~ユニバーサルで公平な仕組みができた理由~
はじめに
障害年金って、実は世界でも珍しい制度なんです。
日本の障害年金制度は、全国民を対象とした手厚い所得保障という意味で、世界的にもかなりユニークです。
この記事では、日本でこのような制度が生まれた理由、そしてその背景にある社会の流れや考え方について、わかりやすくご紹介します。
1. 世界でも珍しい「全国民が対象」の制度
日本の障害年金制度は、すべての国民が一定の条件を満たせば利用できる制度です。しかも、20歳前に障害を負った方でも、保険料を払っていなくても受け取れるケースがあります。

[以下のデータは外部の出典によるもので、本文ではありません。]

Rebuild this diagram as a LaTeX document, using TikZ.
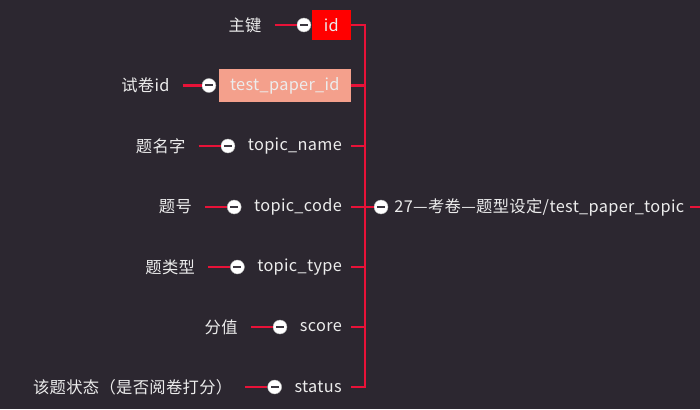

たとえば、うつ病や発達障害など、目に見えにくい障害も対象になる点も、世界的に見るととても進んだ制度です。
2. なぜ日本にそんな制度があるの?
では、なぜ日本ではこのような公平な制度が実現したのでしょうか?
主な理由は以下の5つです。
① 戦後の復興と生活保障の必要性
第二次世界大戦後、日本は焼け野原の状態からのスタートでした。
戦争で傷ついた人たち、家族を失った人たちを支えるために、「最低限の生活を守る」ための制度が急がれました。
この流れの中で、障害を負った人たちへの保障の仕組みも生まれ始めました。
② 「みんなで支え合う」国民皆年金の導入とその実態
1961年、日本は「国民皆保険・皆年金」をスタートさせました。
これにより、すべての国民に医療と年金の制度が行き渡ることになった――とされています。
ただし、ここに重要なポイントがあります。
👉 実は「任意加入」の人も多かった
1961年の制度スタート当初、農業者・自営業者・無職の人など(のちの第1号被保険者)は、強制加入ではなく任意加入だったのです。
このため、多くの人が年金に未加入のまま過ごし、
「年をとっても障害を負っても年金がもらえない」という事態が各地で起きました。
✅ 強制加入となったのは1986年
1986年の法改正で、ようやく「20歳以上60歳未満のすべての国民」に年金への強制加入義務が課されるようになります。
つまり、「国民皆年金」という理想が本当に形になったのは、この時期だったとも言えます。
③ 経済成長とともに福祉も拡大
1960〜70年代、日本は高度経済成長を迎えます。
国が豊かになる中で、「経済的に弱い人たちも支えよう」という考え方が強まりました。
障害年金は、病気やケガ等のために生活や就労に支障をきたした人の生活を支える大切な制度として、国の福祉政策の柱のひとつとなっていきました。
④ 憲法25条の「生きる権利」が根底に
日本国憲法 第25条には、こんな言葉があります。
「すべての国民は、健康で文化的な最低限度の生活を営む権利を有する。」
この「生きる権利」が、当然に、障害のある人たちにも保障されるべきという理念につながっています。
障害年金は、この憲法の精神を具体化した制度でもあるのです。
⑤ 市民の声と当事者の運動
実は、こうした制度の多くは、障害当事者やその家族の声によって生まれ、改善されてきました。
1970年代以降、障害者による自立運動や、親の会の働きかけなどが、制度の拡充を後押ししてきたのです。
3. 任意加入の時代が残した影響
1961年から1986年までの「任意加入の時代」は、
結果的に無年金・低年金の高齢障害者を生む一因となりました。
- 加入は任意だからと未加入のまま過ごしてしまった人
- 若いときに障害を負い、年金の納付歴がないまま大人になった人
こうした人々は、今なお制度のはざまで困難を抱えているケースがあります。
4. おわりに 〜この制度を未来につなぐために〜
障害年金は、日本社会が「どんな状況にある人でも、生きていける社会をつくろう」と努力してきた結果、生まれた制度です。
けれど、そこには「完全ではなかった時代」もありました。
だからこそ今、私たちはこの制度の価値を見つめ直し、必要な人にしっかりと届ける責任があります。
🍀 補足:他国との比較(簡易表)
| 国名 | 障害年金制度の特徴 |
|---|---|
| 🇯🇵 日本 | すべての国民が対象。精神障害や若年発症も保障あり。 |
| 🇩🇪 ドイツ | 労働能力の低下が条件。自営業者や若年層への保障は薄い。 |
| 🇬🇧 イギリス | 給付はあるが審査が非常に厳しい。 |
| 🇺🇸 アメリカ | 働けないことの証明が難しく、対象が限られがち。 |
💬 最後に
障害年金は、ただの現金給付ではなく、
「その人らしく生きることを支える制度」です。
今の制度があるのは、歴史の中での努力と反省、そして市民の声の積み重ねによるもの。
これからも制度の理念を守りながら、必要な人に届けるための知識と支援の輪を広げていきましょう。